大臣の首
古巣の新聞社の先輩たちがやっている小さな勉強会に出た。この日のゲストは現職の大臣。出席の約束をしたときにはまだ福田内閣の改造前。ほどなく首相が辞任表明してでどうやら間もなく首が飛びそうという気の毒な状況で、しかも自民党某派閥の幹部として総裁選にきりきり舞いの間隙をぬって律儀にも出席してくれた。
勢い、勉強会は現在の政治の在り方についての批判、憤慨が議論の中心になったのだが、興味を惹かれたのがゲストが用意してくれた1枚の紙。
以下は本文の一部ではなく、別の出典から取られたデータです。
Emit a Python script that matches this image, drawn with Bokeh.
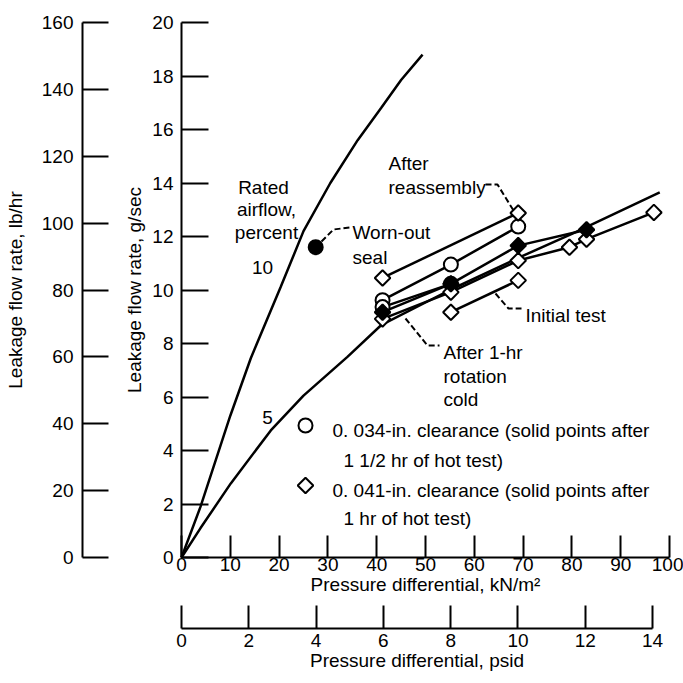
import numpy as np
from bokeh.plotting import figure
from bokeh.models import Range1d, LinearAxis, FixedTicker, Label
from bokeh.embed import file_html
from bokeh.resources import INLINE

# ---------------- data ----------------
kn_ticks = [0, 10, 20, 30, 40, 50, 60, 70, 80, 90, 100]
psi_ticks = [0, 2, 4, 6, 8, 10, 12, 14]
g_ticks = [0, 2, 4, 6, 8, 10, 12, 14, 16, 18, 20]
lb_ticks = [0, 20, 40, 60, 80, 100, 120, 140, 160]

rated10_x = [0, 3.9, 10.0, 14.2, 20.3, 25.0, 30.5, 36.1, 40.9, 45.0, 49.4]
rated10_y = [0, 1.9, 5.3, 7.45, 10.1, 12.2, 14.0, 15.6, 16.8, 17.85, 18.8]
rated5_x = [0, 3.9, 10.1, 18.3, 25.0, 34.0, 41.0, 55.0, 69.0, 80.0, 98.0]
rated5_y = [0, 1.1, 2.77, 4.75, 6.05, 7.5, 8.7, 10.0, 11.2, 12.1, 13.65]

reasm_x = [41.2, 69.0]
reasm_y = [10.45, 12.88]
circ_a_x = [41.2, 55.2, 69.0]
circ_a_y = [9.62, 10.95, 12.37]
circ_b_x = [41.2, 55.2]
circ_b_y = [9.36, 10.23]
circ_b_fill = ["white", "black"]
hot_x = [41.2, 55.2, 69.0, 83.0]
hot_y = [9.17, 10.23, 11.66, 12.25]
cold_x = [41.2, 55.2, 69.0, 79.5, 83.0, 96.8]
cold_y = [8.92, 9.92, 11.1, 11.6, 11.9, 12.9]
init_x = [55.2, 69.0]
init_y = [9.17, 10.36]
worn_x = [27.5]
worn_y = [11.6]

FONT = "Liberation Sans"
FS = "19px"
KN_PER_PSI = 6.89476
LB_PER_G = 8.0

# pixel helpers for annotation placement
def X(px):
    return (px - 181) / 4.88

def Y(py):
    return (557 - py) / 26.75

x0, x1 = X(0), X(683)
y0, y1 = Y(683), Y(0)

p = figure(width=683, height=683,
           x_range=Range1d(x0, x1), y_range=Range1d(y0, y1),
           output_backend="svg", toolbar_location=None,
           x_axis_location=None, y_axis_location=None,
           min_border_left=0, min_border_right=0,
           min_border_top=0, min_border_bottom=0)
p.outline_line_color = None
p.background_fill_color = "white"
p.border_fill_color = "white"
p.xgrid.visible = False
p.ygrid.visible = False

p.extra_y_ranges = {"lb": Range1d(y0 * LB_PER_G, y1 * LB_PER_G)}
p.extra_x_ranges = {"psi": Range1d(x0 / KN_PER_PSI, x1 / KN_PER_PSI)}


def style(ax, tick_in, std, lstd):
    ax.major_tick_in = tick_in
    ax.major_tick_out = 0
    ax.minor_tick_in = 0
    ax.minor_tick_out = 0
    ax.major_tick_line_width = 2
    ax.axis_line_width = 2
    ax.major_tick_line_color = "black"
    ax.axis_line_color = "black"
    ax.major_label_text_font = FONT
    ax.major_label_text_font_size = FS
    ax.major_label_text_color = "black"
    ax.axis_label_text_font = FONT
    ax.axis_label_text_font_size = FS
    ax.axis_label_text_font_style = "normal"
    ax.axis_label_text_color = "black"
    ax.major_label_standoff = std
    ax.axis_label_standoff = lstd


ax_lb = LinearAxis(y_range_name="lb", fixed_location=X(82), bounds=(0, 160),
                   ticker=FixedTicker(ticks=lb_ticks),
                   axis_label="Leakage flow rate, lb/hr")
style(ax_lb, 26, 9, 13)
p.add_layout(ax_lb, "left")

ax_g = LinearAxis(fixed_location=0, bounds=(0, 20), ticker=FixedTicker(ticks=g_ticks),
                  axis_label="Leakage flow rate, g/sec")
style(ax_g, 27, 8, 4)
p.add_layout(ax_g, "left")

ax_kn = LinearAxis(fixed_location=0, bounds=(0, 100), ticker=FixedTicker(ticks=kn_ticks),
                   axis_label="Pressure differential, kN/m\u00b2")
style(ax_kn, 22, 0, 0)
p.add_layout(ax_kn, "below")

ax_psi = LinearAxis(x_range_name="psi", fixed_location=Y(628), bounds=(0, 14),
                    ticker=FixedTicker(ticks=psi_ticks),
                    axis_label="Pressure differential, psid")
style(ax_psi, 23, 5, 0)
p.add_layout(ax_psi, "below")

# curves
p.line(rated10_x, rated10_y, line_color="black", line_width=2.5)
p.line(rated5_x, rated5_y, line_color="black", line_width=2.5)

# data lines
for xs, ys in [(reasm_x, reasm_y), (circ_a_x, circ_a_y), (circ_b_x, circ_b_y),
               (hot_x, hot_y), (cold_x, cold_y), (init_x, init_y)]:
    p.line(xs, ys, line_color="black", line_width=2.5)

DIA = dict(marker="square", angle=np.pi / 4, size=11, line_color="black", line_width=2)
CIR = dict(marker="circle", size=14, line_color="black", line_width=2)

p.scatter(circ_a_x, circ_a_y, fill_color="white", **CIR)
p.scatter(circ_b_x, circ_b_y, fill_color=circ_b_fill, **CIR)
p.scatter(reasm_x, reasm_y, fill_color="white", **DIA)
p.scatter(cold_x, cold_y, fill_color="white", **DIA)
p.scatter(init_x, init_y, fill_color="white", **DIA)
p.scatter(hot_x, hot_y, fill_color="black", **DIA)
p.scatter(worn_x, worn_y, fill_color="black", **CIR)

# legend symbols
p.scatter([X(305)], [Y(425)], fill_color="white", **CIR)
p.scatter([X(305)], [Y(485)], fill_color="white", **DIA)

# leader lines
DASH = dict(line_color="black", line_width=2, line_dash="6 3")
p.line([X(321), X(333), X(349)], [Y(241), Y(229), Y(227)], **DASH)
p.line([X(485), X(497), X(513)], [Y(184), Y(184), Y(210)], **DASH)
p.line([X(495), X(508), X(521)], [Y(293), Y(308), Y(308)], **DASH)
p.line([X(405), X(427), X(439)], [Y(318), Y(345), Y(345)], **DASH)

texts = [
    ("Rated", 263, 187, "center"),
    ("airflow,", 266, 209, "center"),
    ("percent", 266, 232, "center"),
    ("10", 262, 267, "center"),
    ("5", 267, 417, "center"),
    ("Worn-out", 352, 232, "left"),
    ("seal", 352, 257, "left"),
    ("After", 388, 163, "left"),
    ("reassembly", 388, 187, "left"),
    ("Initial test", 525, 315, "left"),
    ("After 1-hr", 443, 352, "left"),
    ("rotation", 443, 376, "left"),
    ("cold", 443, 399, "left"),
    ("0. 034-in. clearance (solid points after", 332, 430, "left"),
    ("1 1/2 hr of hot test)", 343, 460, "left"),
    ("0. 041-in. clearance (solid points after", 332, 490, "left"),
    ("1 hr of hot test)", 343, 518, "left"),
]
for t, px, py, al in texts:
    p.add_layout(Label(x=X(px), y=Y(py), text=t, text_font=FONT, text_font_size=FS,
                       text_align=al, text_baseline="alphabetic", text_color="black"))

open("out.html", "w").write(file_html(p, INLINE))
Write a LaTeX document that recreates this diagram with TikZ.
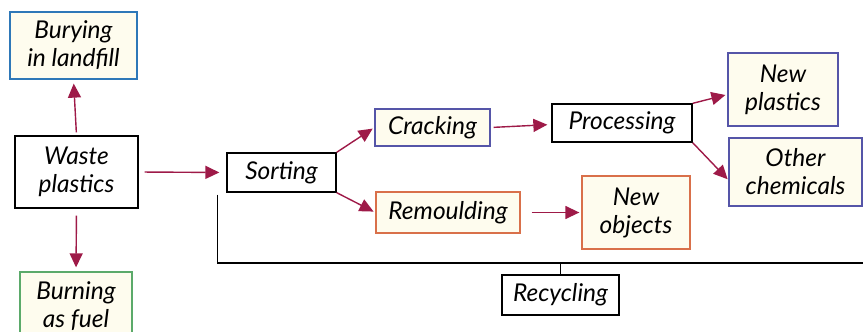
\documentclass[tikz,border=0pt]{standalone}
\usepackage{fontspec}
\setmainfont{Lato}
\usetikzlibrary{arrows.meta}
\definecolor{cream}{HTML}{FEFCEE}
\definecolor{cblue}{HTML}{2E78B8}
\definecolor{cgreen}{HTML}{5BAA6A}
\definecolor{cpurple}{HTML}{5555A8}
\definecolor{corange}{HTML}{D9704A}
\definecolor{crimson}{HTML}{9E1A48}
\tikzset{
  box/.style={draw=black, line width=1.3pt, fill=white, inner sep=0pt, align=center,
    font=\fontsize{24.5}{28}\selectfont\itshape},
  cbox/.style={box, fill=cream, draw=#1},
  arr/.style={draw=crimson, line width=1.4pt, -{Triangle[length=14pt,width=13pt]}},
  rline/.style={draw=black, line width=1.3pt},
}
\begin{document}
\begin{tikzpicture}[x=1pt,y=-1pt]
\useasboundingbox (0,0) rectangle (863,332);
\node[cbox=cblue, minimum width=127pt, minimum height=67pt] (bury) at (73.5,45.5) {Burying\\in landfill};
\node[box, minimum width=123pt, minimum height=72pt] (waste) at (76.5,172) {Waste\\plastics};
\node[cbox=cgreen, minimum width=112pt, minimum height=68pt] (burn) at (76,306) {Burning\\as fuel};
\node[box, minimum width=109pt, minimum height=39pt] (sort) at (281.5,172.5) {Sorting};
\node[cbox=cpurple, minimum width=115pt, minimum height=37pt] (crack) at (432.5,127.5) {Cracking};
\node[cbox=corange, minimum width=144pt, minimum height=41pt] (remould) at (448,212.5) {Remoulding};
\node[box, minimum width=140pt, minimum height=38pt] (proc) at (622,123) {Processing};
\node[cbox=corange, minimum width=108pt, minimum height=73pt] (newobj) at (636,212.5) {New\\objects};
\node[cbox=cpurple, minimum width=110pt, minimum height=73pt] (newplast) at (783,89.5) {New\\plastics};
\node[cbox=cpurple, minimum width=133pt, minimum height=68pt] (other) at (795.5,172) {Other\\chemicals};
\node[box, minimum width=117pt, minimum height=40pt] (recyc) at (560.5,295) {Recycling};
\coordinate (rend) at (863,263);
% arrows
\draw[arr, shorten <=3pt, shorten >=4pt] (waste.north) -- (bury.south);
\draw[arr, shorten <=7pt, shorten >=4pt] (waste.south) -- (burn.north);
\draw[arr, shorten <=6pt, shorten >=7pt] (waste.east) -- (sort.west);
\draw[arr, shorten >=2pt] (sort.north east) -- (crack.west);
\draw[arr, shorten >=2pt] (sort.south east) -- (remould.west);
\draw[arr, shorten <=3pt, shorten >=4pt] (crack.east) -- ([yshift=-1.5pt]proc.west);
\draw[arr, shorten >=2pt] (proc.north east) -- ([yshift=-5pt]newplast.west);
\draw[arr, shorten >=1pt] (proc.south east) -- ([yshift=-8pt]other.west);
\draw[arr, shorten <=11pt, shorten >=2pt] (remould.east) -- (newobj.west);
% recycling line
\draw[rline] ([xshift=-9pt,yshift=-2pt]sort.south west) |- (rend);
\draw[rline] (recyc.north) -- (recyc.north |- rend);
\end{tikzpicture}
\end{document}
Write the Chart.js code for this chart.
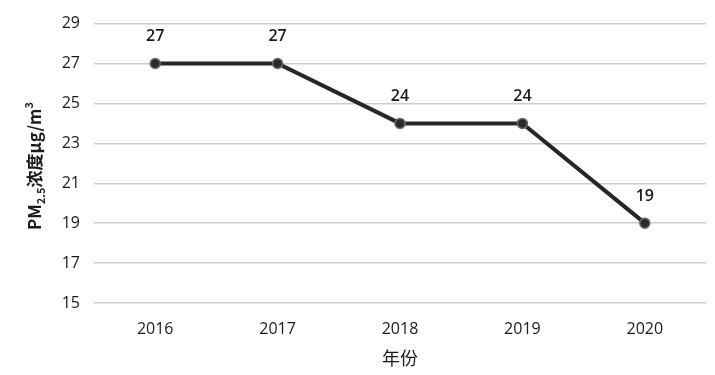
<!DOCTYPE html>
<html>
<head>
<meta charset="utf-8">
<script src="https://cdn.jsdelivr.net/npm/chart.js@4"></script>
<style>
  html, body { margin: 0; padding: 0; background: #fff; }
  #wrap { width: 715px; height: 375px; }
</style>
</head>
<body>
<div id="wrap"><canvas id="pmChart" width="715" height="375"></canvas></div>
<script>
// data
const years = ["2016", "2017", "2018", "2019", "2020"];
const pmValues = [27, 27, 24, 24, 19];
const yTicks = [15, 17, 19, 21, 23, 25, 27, 29];

const FONT = "'Open Sans', 'Noto Sans CJK SC', sans-serif";
const CJK = "'Noto Sans CJK SC', 'Open Sans', sans-serif";

// value labels above each point
const valueLabels = {
  id: "valueLabels",
  afterDatasetsDraw(chart) {
    const ctx = chart.ctx;
    const meta = chart.getDatasetMeta(0);
    ctx.save();
    ctx.font = "600 16px " + FONT;
    ctx.fillStyle = "#1a1a1a";
    ctx.textAlign = "center";
    ctx.textBaseline = "middle";
    meta.data.forEach((pt, i) => {
      ctx.fillText(String(pmValues[i]), pt.x, pt.y - 27);
    });
    ctx.restore();
  }
};

// axis titles (y title needs sub/superscript)
const axisTitles = {
  id: "axisTitles",
  afterDraw(chart) {
    const ctx = chart.ctx;
    const area = chart.chartArea;
    ctx.save();
    ctx.fillStyle = "#1a1a1a";
    ctx.textBaseline = "alphabetic";

    // x title
    ctx.font = "18px " + CJK;
    ctx.textAlign = "center";
    ctx.fillText("年份", (area.left + area.right) / 2, 365);

    // y title, rotated
    const parts = [
      { t: "PM", size: 17, dy: 0 },
      { t: "2.5", size: 11, dy: 4 },
      { t: "浓度μg/m", size: 17, dy: 0 },
      { t: "3", size: 11, dy: -8 }
    ];
    let total = 0;
    parts.forEach(p => {
      ctx.font = "600 " + p.size + "px " + CJK;
      p.w = ctx.measureText(p.t).width;
      total += p.w;
    });
    ctx.translate(41, 166);
    ctx.rotate(-Math.PI / 2);
    ctx.textAlign = "left";
    let x = -total / 2;
    parts.forEach(p => {
      ctx.font = "600 " + p.size + "px " + CJK;
      ctx.fillText(p.t, x, p.dy);
      x += p.w;
    });
    ctx.restore();
  }
};

new Chart(document.getElementById("pmChart"), {
  type: "line",
  data: {
    labels: years,
    datasets: [{
      data: pmValues,
      borderColor: "#262626",
      borderWidth: 4,
      pointRadius: 5,
      pointBackgroundColor: "#2b2b2b",
      pointBorderColor: "#6a6a6a",
      pointBorderWidth: 1.5,
      tension: 0
    }]
  },
  options: {
    responsive: false,
    animation: false,
    layout: { padding: { top: 21, right: 9, left: 0, bottom: 0 } },
    plugins: {
      legend: { display: false },
      tooltip: { enabled: false }
    },
    scales: {
      x: {
        offset: true,
        grid: { display: false },
        border: { display: false },
        ticks: { color: "#1a1a1a", font: { size: 16, family: FONT }, padding: 9 },
        afterFit(scale) { scale.height = 72; }
      },
      y: {
        min: 15,
        max: 29,
        afterBuildTicks(scale) { scale.ticks = yTicks.map(v => ({ value: v })); },
        grid: { color: "#cccccc", lineWidth: 1.5, drawTicks: false },
        border: { display: false },
        ticks: { color: "#1a1a1a", font: { size: 16, family: FONT }, padding: 14 },
        afterFit(scale) { scale.width = 94; }
      }
    }
  },
  plugins: [valueLabels, axisTitles]
});
</script>
</body>
</html>
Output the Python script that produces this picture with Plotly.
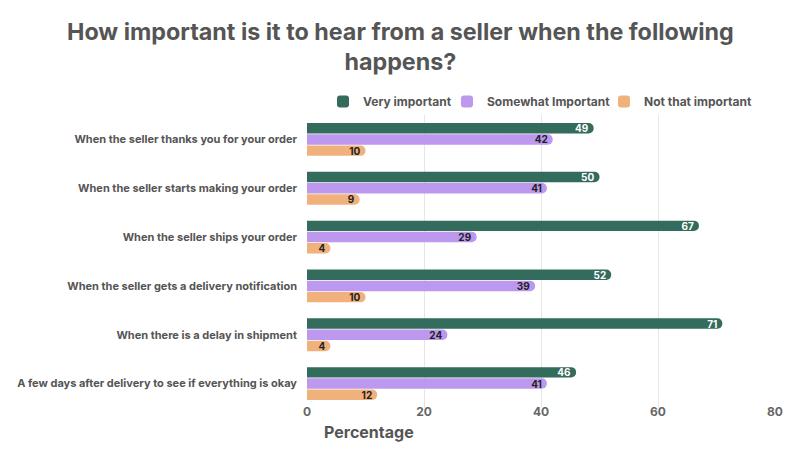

「現憲法下で在任期間が短い国務大臣」の標題が付けられた紙には在任期間が短い順に5人の名前が書いてあった。
在任日数の少ない順に①長谷川峻さん(竹下内閣・法務大臣、在任4日)②遠藤武彦さん(安倍内閣・農水大臣、同8日)③永野茂門さん(羽田内閣・法務大臣)④佐藤孝行さん(第2次橋本内閣・総務庁長官)⑤越智伊平さん(同・農水大臣)。
今度再任されなくて首になっても、8月2日就任だからすでに1カ月は超えているし、、在任期間の短さでは上には上がいる、という慰めにも取れるが、ゲスト本人は2代続けての首相の政権投げ出しに憤懣やるかたない様子。「タイミングを計算しつくした」(ゲスト)福田さんはともかくとして、安倍ぼっちゃんの無責任ぶりを口を極めてこきおろした。自分が大臣として手をつけようとした政策を挙げながら、かないそうにない様子を嘆く姿に、大臣って何なんだという思いを深くした。
考えてみれば、旧文部省担当になった時の第102代小川平二文部大臣からこれまで16年間で32人の文部・文部科学大臣をウオッチしてきたつもりだが、政策面でほとんど印象に残る人はいなかった。「記者の目」の記事に感想のはがきを自宅にもらった瀬戸山三男さん、文部省の中学校課長時代から知っている遠山敦子さん、社会部記者嫌いを公言して手こずらせた森善朗さん、初対面のあいさつで「いやー、私も毎日新聞の禄(給与)を食んでいたのですよ」と言った大島理森さんら個人的印象ばかりが残る。唯一、中学校から業者テストを追放しようというキャンペーンに同調してくれた鳩山邦夫さん、その方針を引き継いでくれた森山真弓さんが政策がらみで思い出すぐらいに過ぎない。
私が見てきた文部・文科大臣の在任平均が半年では政策に腕の振るいようもなかったのだろう。結局は官僚任せの文教h行政になりがちで、国民の民意が反映される機会に乏しい状態が続くことになる。大臣エレジーは結局国民の損ではないかと思わせられた勉強会だった。